Sam Mendes and Rob Marshall’s production of Cabaret, first performed on Broadway in 1998 and revived at Studio 54 in 2014, is renowned for its innovative staging and gritty take on the play. The tour is performed on a proscenium rather than a thrust stage, with the audience seated in the auditorium instead of cabaret tables; although this does necessarily detract somewhat from the immersive experience of the original production, this is nevertheless a play which sweeps the audience off their feet and places them firmly in the raucous, glamorous, dangerous world of 1930s Berlin.

Despite the altered staging, Robert Brill’s set remains as close to the Broadway production as possible, evoking grit and glamour in equal measure. The set remains the same for most of the production, with small changes in lighting and props used to evoke different locations – not only is the set beautifully designed, but the background of the Klub’s staging implies that wherever one goes and whatever one does in the world of the play, the cabaret isn’t far away.

This impression is furthered by the constant presence of Randy Harrison’s magnificent Emcee, who prowls around the stage at all times; sometimes disguised, sometimes as himself, he watches the action unfold and even helps it along, providing the other characters with props almost like a stage manager.

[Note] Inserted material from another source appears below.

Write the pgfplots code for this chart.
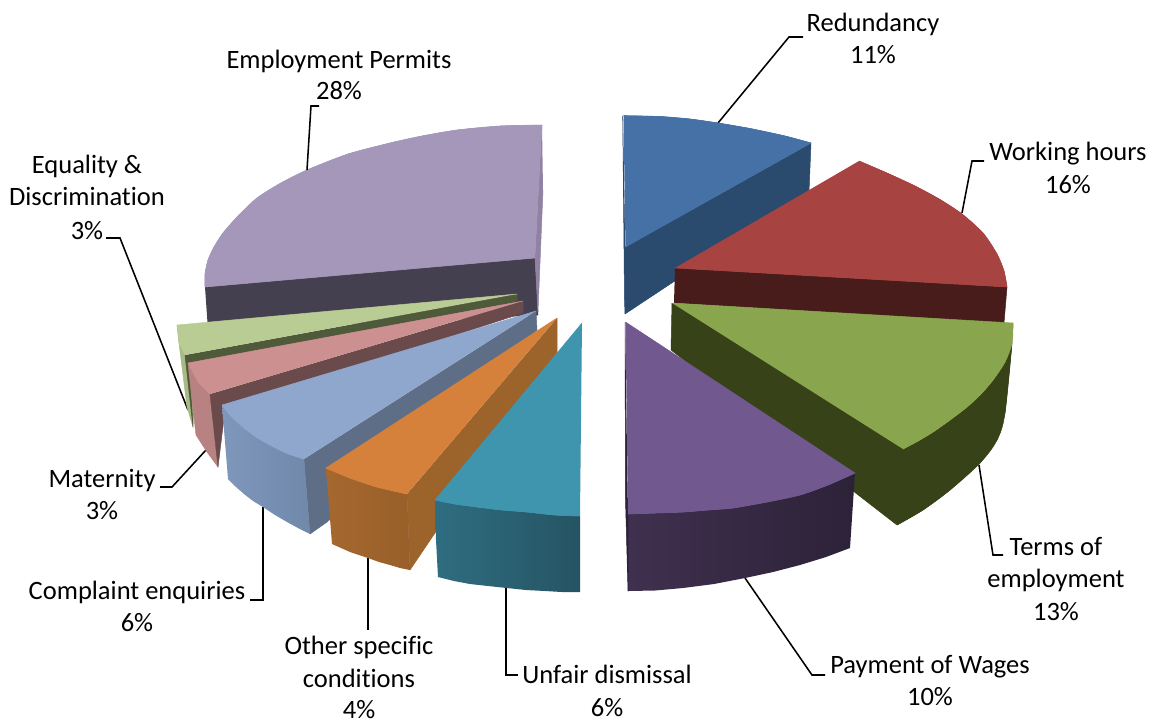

Not only does this remind us of the cabaret’s presence, the constant temptation for Sally and Cliff to join in with the debauchery happening around them, but the constant surveillance and interference also bears an uncomfortable resemblance to the reality of life in Berlin under the growing influence of the Nazis.

The darker aspects of the play are handled well, particularly by Shannon Cochran and Mark Nelson as the doomed lovers Fräulein Schneider and Herr Schultz; their rendition of ‘Married’ (Reprise) is heart-rending. Andrea Goss is outstanding as the doll-like Sally Bowles, entertaining and emotive in equal measure as she explores Sally’s descent from cabaret star to starving alcoholic.  Above all, this is a production which balances light and dark, as the audience learns first-hand what Sally and the other characters already know: that the cabaret can take you away from your troubles and into a world of beauty and joy. However, this production asks, when those troubles are serious – pregnancy, poverty, the rise of the Nazis – even if it is possible to ignore them, is it right?